Adobe CS5 on 2500K - do I even need a GPU?

radhak

Senior member
Aug 10, 2011
843
14
81
Need my (proposed) desktop to work nicely with Adobe CS5. No gaming at all.

So, if I get the I5 2500K, do I even need any video card? Wouldn't the integrated HD Graphics 3000 be enough for CS5?

(I may nor may not overclock, but the 2500 gets the HD 2000 while the 2500K has the HD 3000, supposedly much better).

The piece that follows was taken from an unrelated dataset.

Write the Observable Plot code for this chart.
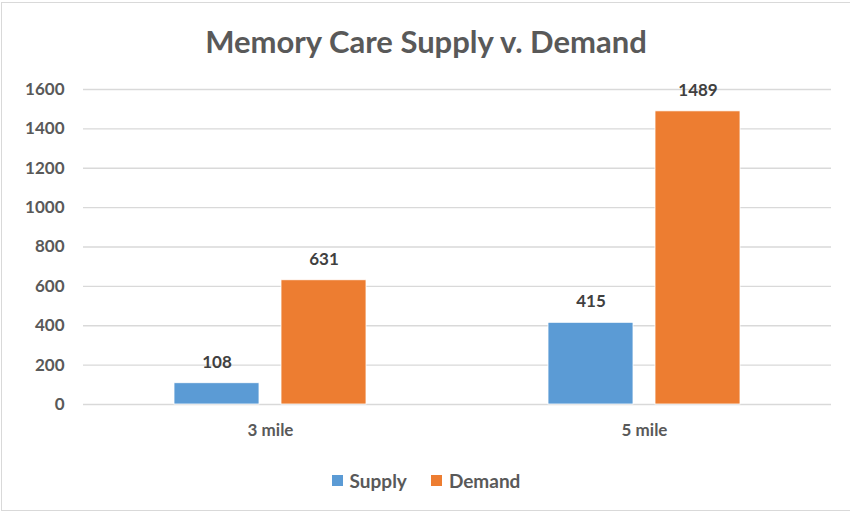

Yes, I might use dual monitors sometime down the line, not right away, so am thinking the Asus P8z68 (with HDMI/Display ports) might be enough to handle that.

Right?
 

dpk33

Senior member
Mar 6, 2011
687
0
76
A lot of CS5 apps benefit greatly from Nvidia's CUDA. This isn't supported by any of the Radeon cards or the Intel HD3000. Also, a 2600/2600k is a lot better for CS5 as it has 8 threads vs the 4 threads that the 2500/2500k has. Plus, these things overclock like monsters, even on stock cooling and voltage.
 

radhak

Senior member
Aug 10, 2011
843
14
81
Thanks dpk3. I looked that up a bit, and looks like Adobe Photoshop CS5 does not benefit from CUDA, only the Premiere CS5 does. My bad - I did not specify that I was not much interested in video editing.

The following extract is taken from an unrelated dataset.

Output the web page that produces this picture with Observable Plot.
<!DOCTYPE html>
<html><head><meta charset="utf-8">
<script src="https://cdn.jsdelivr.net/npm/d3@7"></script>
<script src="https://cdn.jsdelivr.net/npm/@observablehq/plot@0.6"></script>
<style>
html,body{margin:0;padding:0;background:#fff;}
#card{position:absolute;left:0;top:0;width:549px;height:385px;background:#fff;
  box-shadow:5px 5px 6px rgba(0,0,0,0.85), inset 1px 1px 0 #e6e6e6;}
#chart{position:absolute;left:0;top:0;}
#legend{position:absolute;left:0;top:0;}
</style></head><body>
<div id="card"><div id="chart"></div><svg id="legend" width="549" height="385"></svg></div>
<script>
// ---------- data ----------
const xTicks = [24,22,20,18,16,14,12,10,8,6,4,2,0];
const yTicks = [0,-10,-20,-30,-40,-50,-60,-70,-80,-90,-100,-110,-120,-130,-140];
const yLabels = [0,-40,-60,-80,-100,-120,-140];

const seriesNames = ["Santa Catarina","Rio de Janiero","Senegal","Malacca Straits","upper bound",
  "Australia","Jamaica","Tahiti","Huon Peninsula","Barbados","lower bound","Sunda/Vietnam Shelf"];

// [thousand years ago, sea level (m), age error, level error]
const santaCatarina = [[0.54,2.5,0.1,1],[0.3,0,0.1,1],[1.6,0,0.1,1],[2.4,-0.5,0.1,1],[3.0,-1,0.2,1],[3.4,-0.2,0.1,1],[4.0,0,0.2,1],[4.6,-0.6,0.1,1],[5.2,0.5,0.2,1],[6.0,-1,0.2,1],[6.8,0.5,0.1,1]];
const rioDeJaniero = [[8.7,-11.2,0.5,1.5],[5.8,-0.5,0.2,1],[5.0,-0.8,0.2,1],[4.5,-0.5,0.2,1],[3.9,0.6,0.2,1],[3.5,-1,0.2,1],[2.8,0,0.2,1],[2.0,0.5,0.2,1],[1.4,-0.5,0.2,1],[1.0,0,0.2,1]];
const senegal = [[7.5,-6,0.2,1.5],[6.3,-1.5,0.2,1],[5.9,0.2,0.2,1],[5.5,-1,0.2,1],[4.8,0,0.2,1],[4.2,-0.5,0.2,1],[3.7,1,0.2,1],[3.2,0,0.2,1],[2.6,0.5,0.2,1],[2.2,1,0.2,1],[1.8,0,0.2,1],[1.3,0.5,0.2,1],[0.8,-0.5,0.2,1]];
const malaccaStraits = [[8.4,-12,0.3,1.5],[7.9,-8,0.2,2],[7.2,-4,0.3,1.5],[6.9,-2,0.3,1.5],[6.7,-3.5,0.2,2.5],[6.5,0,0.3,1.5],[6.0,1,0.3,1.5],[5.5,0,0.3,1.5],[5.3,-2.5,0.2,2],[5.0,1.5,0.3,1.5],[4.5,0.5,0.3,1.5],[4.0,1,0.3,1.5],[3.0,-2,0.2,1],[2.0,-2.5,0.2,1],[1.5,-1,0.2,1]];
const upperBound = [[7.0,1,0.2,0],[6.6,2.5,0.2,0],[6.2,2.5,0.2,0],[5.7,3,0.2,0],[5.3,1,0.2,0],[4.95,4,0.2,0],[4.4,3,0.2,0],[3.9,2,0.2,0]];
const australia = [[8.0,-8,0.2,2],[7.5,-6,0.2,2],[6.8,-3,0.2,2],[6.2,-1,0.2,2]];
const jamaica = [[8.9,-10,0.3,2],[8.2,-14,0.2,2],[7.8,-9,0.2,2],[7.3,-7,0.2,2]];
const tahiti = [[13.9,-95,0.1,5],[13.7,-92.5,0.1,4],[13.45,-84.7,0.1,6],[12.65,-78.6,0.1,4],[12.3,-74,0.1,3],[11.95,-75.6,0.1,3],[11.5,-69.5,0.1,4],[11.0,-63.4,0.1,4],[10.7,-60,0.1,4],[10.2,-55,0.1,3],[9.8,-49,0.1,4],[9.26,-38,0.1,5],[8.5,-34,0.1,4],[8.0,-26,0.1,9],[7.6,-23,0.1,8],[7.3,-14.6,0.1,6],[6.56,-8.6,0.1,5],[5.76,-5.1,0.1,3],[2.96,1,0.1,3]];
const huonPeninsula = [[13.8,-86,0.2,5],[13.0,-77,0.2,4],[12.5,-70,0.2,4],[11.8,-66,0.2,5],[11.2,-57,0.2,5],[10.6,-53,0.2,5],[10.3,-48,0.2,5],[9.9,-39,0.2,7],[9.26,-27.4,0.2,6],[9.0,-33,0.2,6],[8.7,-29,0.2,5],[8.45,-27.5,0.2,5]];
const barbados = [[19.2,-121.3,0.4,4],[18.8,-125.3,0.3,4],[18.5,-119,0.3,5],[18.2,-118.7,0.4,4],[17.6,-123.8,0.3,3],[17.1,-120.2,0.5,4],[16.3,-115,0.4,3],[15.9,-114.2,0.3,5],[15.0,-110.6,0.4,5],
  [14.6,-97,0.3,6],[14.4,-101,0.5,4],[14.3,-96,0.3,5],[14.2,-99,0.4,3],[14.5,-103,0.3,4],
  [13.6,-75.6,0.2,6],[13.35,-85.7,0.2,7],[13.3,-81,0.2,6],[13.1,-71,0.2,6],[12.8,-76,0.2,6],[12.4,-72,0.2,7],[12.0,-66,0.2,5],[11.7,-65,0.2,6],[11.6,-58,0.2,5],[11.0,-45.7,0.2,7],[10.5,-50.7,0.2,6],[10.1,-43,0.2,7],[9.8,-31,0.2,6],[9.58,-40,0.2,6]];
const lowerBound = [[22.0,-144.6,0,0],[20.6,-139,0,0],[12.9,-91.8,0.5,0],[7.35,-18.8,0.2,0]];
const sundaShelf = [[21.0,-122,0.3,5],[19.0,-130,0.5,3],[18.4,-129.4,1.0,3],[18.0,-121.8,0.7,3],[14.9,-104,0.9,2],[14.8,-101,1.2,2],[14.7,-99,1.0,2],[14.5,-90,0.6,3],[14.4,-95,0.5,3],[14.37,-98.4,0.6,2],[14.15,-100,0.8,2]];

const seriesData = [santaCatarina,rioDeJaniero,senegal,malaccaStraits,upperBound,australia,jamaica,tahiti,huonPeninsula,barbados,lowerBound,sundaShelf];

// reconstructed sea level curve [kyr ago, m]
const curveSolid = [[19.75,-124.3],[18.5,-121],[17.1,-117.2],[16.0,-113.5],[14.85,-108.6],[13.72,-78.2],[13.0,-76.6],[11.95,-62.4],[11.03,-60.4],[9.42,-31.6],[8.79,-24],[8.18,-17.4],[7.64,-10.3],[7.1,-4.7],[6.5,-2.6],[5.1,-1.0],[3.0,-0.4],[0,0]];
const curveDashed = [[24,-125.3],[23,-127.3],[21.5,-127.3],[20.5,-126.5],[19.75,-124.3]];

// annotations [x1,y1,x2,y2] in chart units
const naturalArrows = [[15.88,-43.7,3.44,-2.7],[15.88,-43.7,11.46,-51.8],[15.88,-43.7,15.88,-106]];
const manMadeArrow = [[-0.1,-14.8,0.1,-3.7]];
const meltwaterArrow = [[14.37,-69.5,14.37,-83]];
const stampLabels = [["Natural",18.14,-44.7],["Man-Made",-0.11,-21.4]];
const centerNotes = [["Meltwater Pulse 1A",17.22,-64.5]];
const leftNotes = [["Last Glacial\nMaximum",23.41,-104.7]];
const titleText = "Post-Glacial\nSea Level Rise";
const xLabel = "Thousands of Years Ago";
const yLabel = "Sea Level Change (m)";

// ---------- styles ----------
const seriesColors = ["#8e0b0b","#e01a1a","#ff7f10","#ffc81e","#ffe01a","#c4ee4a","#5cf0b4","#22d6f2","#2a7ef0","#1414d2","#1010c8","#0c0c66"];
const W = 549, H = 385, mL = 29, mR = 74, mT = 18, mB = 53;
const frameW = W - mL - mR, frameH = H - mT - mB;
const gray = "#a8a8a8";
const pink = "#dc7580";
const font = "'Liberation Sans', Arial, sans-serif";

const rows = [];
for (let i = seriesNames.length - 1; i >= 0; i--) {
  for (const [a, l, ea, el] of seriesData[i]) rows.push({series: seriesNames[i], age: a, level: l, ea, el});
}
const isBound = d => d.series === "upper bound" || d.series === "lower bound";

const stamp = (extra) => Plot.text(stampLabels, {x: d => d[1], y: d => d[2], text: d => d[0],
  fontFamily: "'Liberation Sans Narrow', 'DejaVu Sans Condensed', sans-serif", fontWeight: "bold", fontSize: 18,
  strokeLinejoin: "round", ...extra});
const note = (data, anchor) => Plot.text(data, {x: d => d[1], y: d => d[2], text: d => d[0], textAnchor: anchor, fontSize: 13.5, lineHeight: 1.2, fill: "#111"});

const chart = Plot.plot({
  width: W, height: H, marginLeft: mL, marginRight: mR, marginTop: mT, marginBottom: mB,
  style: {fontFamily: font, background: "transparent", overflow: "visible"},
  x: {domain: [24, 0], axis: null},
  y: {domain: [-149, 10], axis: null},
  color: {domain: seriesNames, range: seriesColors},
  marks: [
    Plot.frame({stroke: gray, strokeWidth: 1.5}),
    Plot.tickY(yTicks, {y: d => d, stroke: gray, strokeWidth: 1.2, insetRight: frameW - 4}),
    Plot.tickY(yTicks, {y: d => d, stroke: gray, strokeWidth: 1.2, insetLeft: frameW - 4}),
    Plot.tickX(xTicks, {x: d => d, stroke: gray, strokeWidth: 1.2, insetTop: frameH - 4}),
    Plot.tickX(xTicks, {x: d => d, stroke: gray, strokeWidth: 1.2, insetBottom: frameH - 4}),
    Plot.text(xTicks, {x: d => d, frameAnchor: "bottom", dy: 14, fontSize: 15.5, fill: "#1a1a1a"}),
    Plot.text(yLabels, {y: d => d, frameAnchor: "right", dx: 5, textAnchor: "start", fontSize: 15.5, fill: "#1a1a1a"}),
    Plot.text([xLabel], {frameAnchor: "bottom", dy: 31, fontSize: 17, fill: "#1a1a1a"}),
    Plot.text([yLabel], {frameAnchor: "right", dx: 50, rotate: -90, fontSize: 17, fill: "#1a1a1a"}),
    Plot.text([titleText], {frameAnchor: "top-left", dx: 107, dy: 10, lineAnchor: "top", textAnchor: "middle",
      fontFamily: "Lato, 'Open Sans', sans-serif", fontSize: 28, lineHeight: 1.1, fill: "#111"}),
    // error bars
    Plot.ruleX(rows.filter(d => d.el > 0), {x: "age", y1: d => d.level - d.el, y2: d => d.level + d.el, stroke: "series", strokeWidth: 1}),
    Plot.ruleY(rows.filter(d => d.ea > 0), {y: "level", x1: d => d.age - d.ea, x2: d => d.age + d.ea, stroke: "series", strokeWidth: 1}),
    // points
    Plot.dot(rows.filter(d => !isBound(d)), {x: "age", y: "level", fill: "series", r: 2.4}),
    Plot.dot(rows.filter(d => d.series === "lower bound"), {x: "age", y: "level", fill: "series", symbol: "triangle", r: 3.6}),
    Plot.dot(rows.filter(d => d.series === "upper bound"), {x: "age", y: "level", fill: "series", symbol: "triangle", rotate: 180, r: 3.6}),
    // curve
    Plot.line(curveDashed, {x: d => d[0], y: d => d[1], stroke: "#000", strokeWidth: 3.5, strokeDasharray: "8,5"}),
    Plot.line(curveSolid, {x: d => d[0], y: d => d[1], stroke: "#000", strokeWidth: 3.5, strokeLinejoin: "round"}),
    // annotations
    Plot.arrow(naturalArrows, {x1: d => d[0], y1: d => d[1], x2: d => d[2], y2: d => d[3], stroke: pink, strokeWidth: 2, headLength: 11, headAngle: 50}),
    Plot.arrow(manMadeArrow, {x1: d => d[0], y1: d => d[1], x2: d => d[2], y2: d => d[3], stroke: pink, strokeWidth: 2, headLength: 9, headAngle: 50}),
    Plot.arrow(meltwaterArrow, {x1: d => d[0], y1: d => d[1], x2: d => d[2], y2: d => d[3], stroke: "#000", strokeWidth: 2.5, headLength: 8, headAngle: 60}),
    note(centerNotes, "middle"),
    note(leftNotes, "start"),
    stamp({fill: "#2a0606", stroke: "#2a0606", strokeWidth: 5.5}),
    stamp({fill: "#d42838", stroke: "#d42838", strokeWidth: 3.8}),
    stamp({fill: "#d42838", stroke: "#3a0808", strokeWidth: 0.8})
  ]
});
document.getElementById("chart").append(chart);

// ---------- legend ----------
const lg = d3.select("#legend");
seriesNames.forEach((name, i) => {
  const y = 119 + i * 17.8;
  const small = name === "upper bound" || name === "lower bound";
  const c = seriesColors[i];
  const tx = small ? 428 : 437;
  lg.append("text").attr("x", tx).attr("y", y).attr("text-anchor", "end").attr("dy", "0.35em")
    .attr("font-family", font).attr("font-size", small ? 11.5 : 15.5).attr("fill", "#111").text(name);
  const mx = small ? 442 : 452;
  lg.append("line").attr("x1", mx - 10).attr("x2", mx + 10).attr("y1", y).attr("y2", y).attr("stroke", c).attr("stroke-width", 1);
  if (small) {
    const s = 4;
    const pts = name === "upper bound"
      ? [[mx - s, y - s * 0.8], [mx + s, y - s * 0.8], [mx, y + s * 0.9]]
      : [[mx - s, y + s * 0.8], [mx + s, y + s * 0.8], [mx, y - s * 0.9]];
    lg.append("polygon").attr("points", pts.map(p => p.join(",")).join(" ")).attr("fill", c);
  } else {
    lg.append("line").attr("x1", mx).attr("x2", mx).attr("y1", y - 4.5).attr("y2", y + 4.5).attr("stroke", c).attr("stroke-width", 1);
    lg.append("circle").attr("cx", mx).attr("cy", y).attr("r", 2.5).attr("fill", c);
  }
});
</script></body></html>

Not sure how well CS5 uses multi-threading...
 

dpk33

Senior member
Mar 6, 2011
687
0
76
If you don't do video editing and don't need the CUDA support, then the intel 3000 graphics are fine. I mainly use CS5 for the video editing, so threads are important to me. But 2500k is very powerful regardless, especially when overclocked.
 

3DVagabond

Lifer
Aug 10, 2009
11,951
204
106
PS can use a lot of VRAM, depending on image size and number of layers, etc...

As far as CUDA and CS5, not only is it limited to Premiere, but it's also limited to which nVidia GPU's are supported (there are hacks to work around it). There are PS plugins that use CUDA, I don't know what compatibility issues they might have from card to card, though.